Hard-hitting TV ads against smoking do motivate smokers, like one mother from Elizabethtown, to quit

Hancock with CDC Director Tom Frieden
A 38-year-old Elizabethtown mother's response to a federally funded anti-smoking advertising campaign has been featured in national news this week, showing that these graphic ads can motivate smokers to quit.

Lisha Hancock's decision to stop her two-decade smoking habit was sparked by her viewing of a Centers for Disease Control and Prevention’s “Tips from Former Smokers” campaign commercial, reports Sarah Bennett of The News-Enterprise in Elizabethtown.

Hancock's husband often urged her to quit, and several of her relatives died from smoking, but she still didn't quit. She continuously had a sore throat and clogged sinuses, but she still didn't quit. Then, she saw the commercial.

The advertisement featured raw images of Terrie Hall, a North Carolina woman who was diagnosed with throat and oral cancers at age 40, getting ready in the morning by putting on a wig, artificial teeth an an artificial voice box inside a small hole in her neck, since throat cancer forced her to have her larynx removed.

TV spokeswoman Terrie Hall with grandson's picture
"The only voice my grandson’s ever heard is this one,” Hall says in a robot-like voice, displaying his picture. UPDATE: Hall died Sept. 16.

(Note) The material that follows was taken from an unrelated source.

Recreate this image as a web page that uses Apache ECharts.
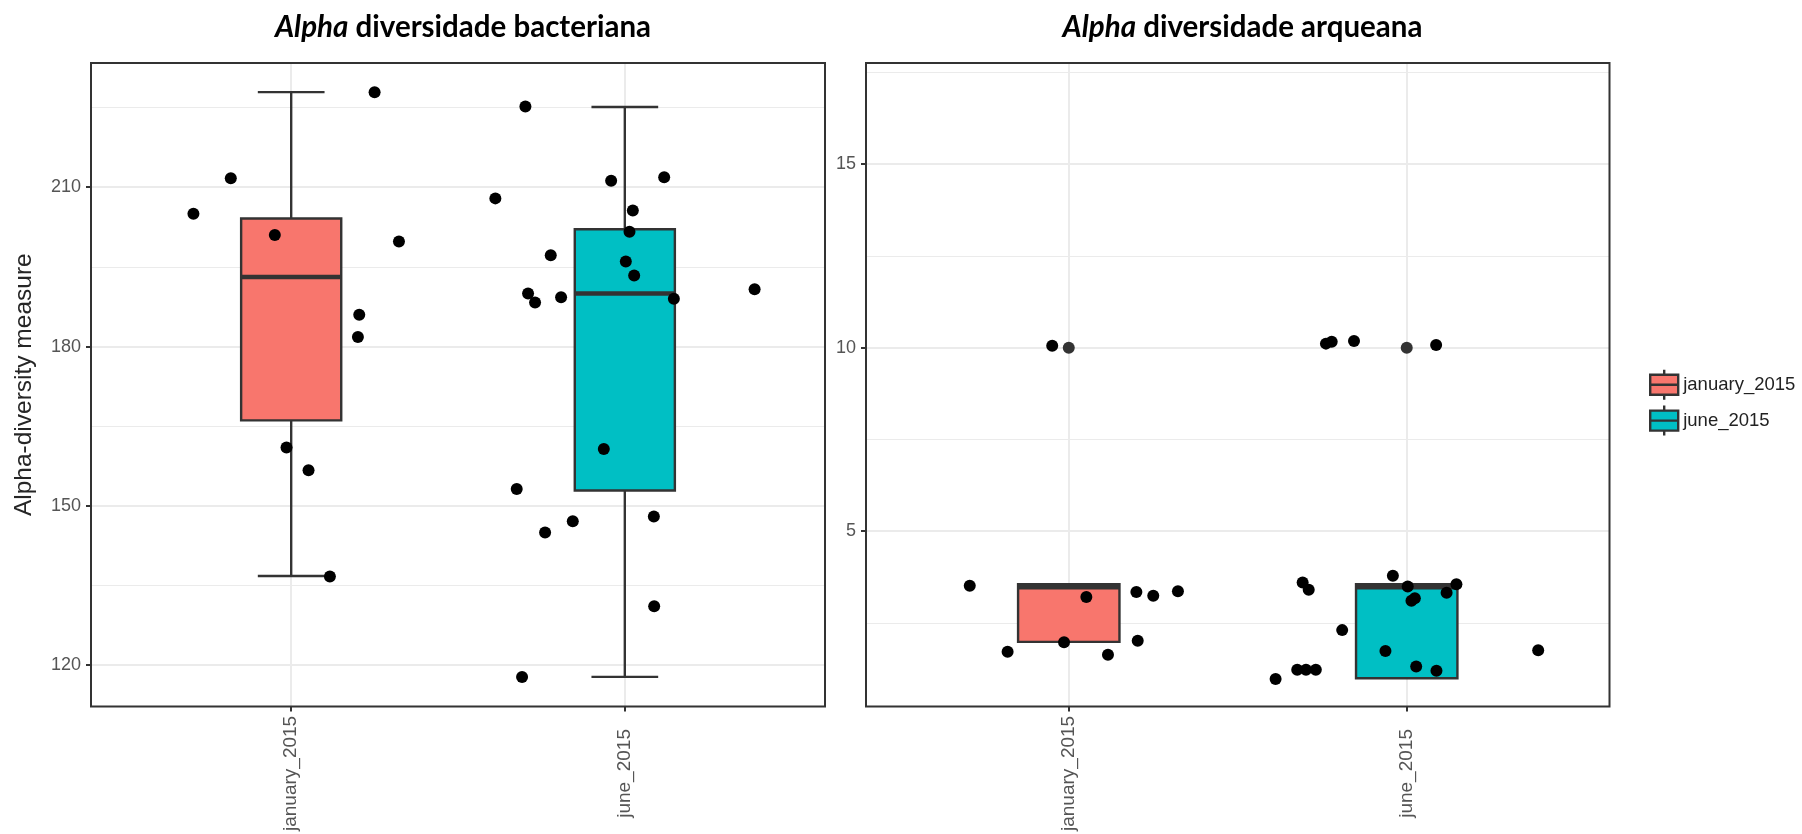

The ad made a lasting impression on Hancock, who told Bennett she decided to quit smoking after watching the ad with her son: “One time my son asked me, ‘Mom, why does her voice sound like that?’ I said, ‘Because she smoked.’ Then he asked, ‘So you’ll sound like that?’”

Hancock said she had tried to quit before, but "There's nothing that touched me like Terrie's ad. It definitely impacted my life and, in return, impacted my family's life. We all live happier and healthier now."

Hancock started to quit eight months ago. Using nicotine lozenges and a combination of exercise and healthful eating, she's been able to go without even one cigarette, reports Anahad O'Conner of The New York Times.

Others have also been struck by this hard-hitting campaign, which may have prompted more than 100,000 Americans to quit smoking permanently, says a new CDC study published in The Lancet, the leading British medical journal. The CDC says an estimated 1.6 million U.S. smokers attempted to quit this past year after viewing campaign materials funded by the Affordable Care Act.

"Hard-hitting ads work," said CDC Director Dr. Tom Frieden. The agency paid approximately $50 million to produce and place the spots, the first time the federal government funded a nationwide tobacco-education ad campaign, reports Jonathan Serrie of Fox News.

"The impact is huge because a smoker costs about $2,000 more [per year] than a non-smoker, and about $1,000 more than an ex-smoker, to care for," Frieden said. "And if you do the math, this program pays for itself in a year or two in reduced health-care and societal expenditures."

The campaign also saved an estimated 300,000 years of life that smoking-related diseases would have taken, reports Brady Dennis of The Washington Post. Smoking remains the leading cause of preventable death in the United States, killing more than 1,200 Americans each day, says the CDC.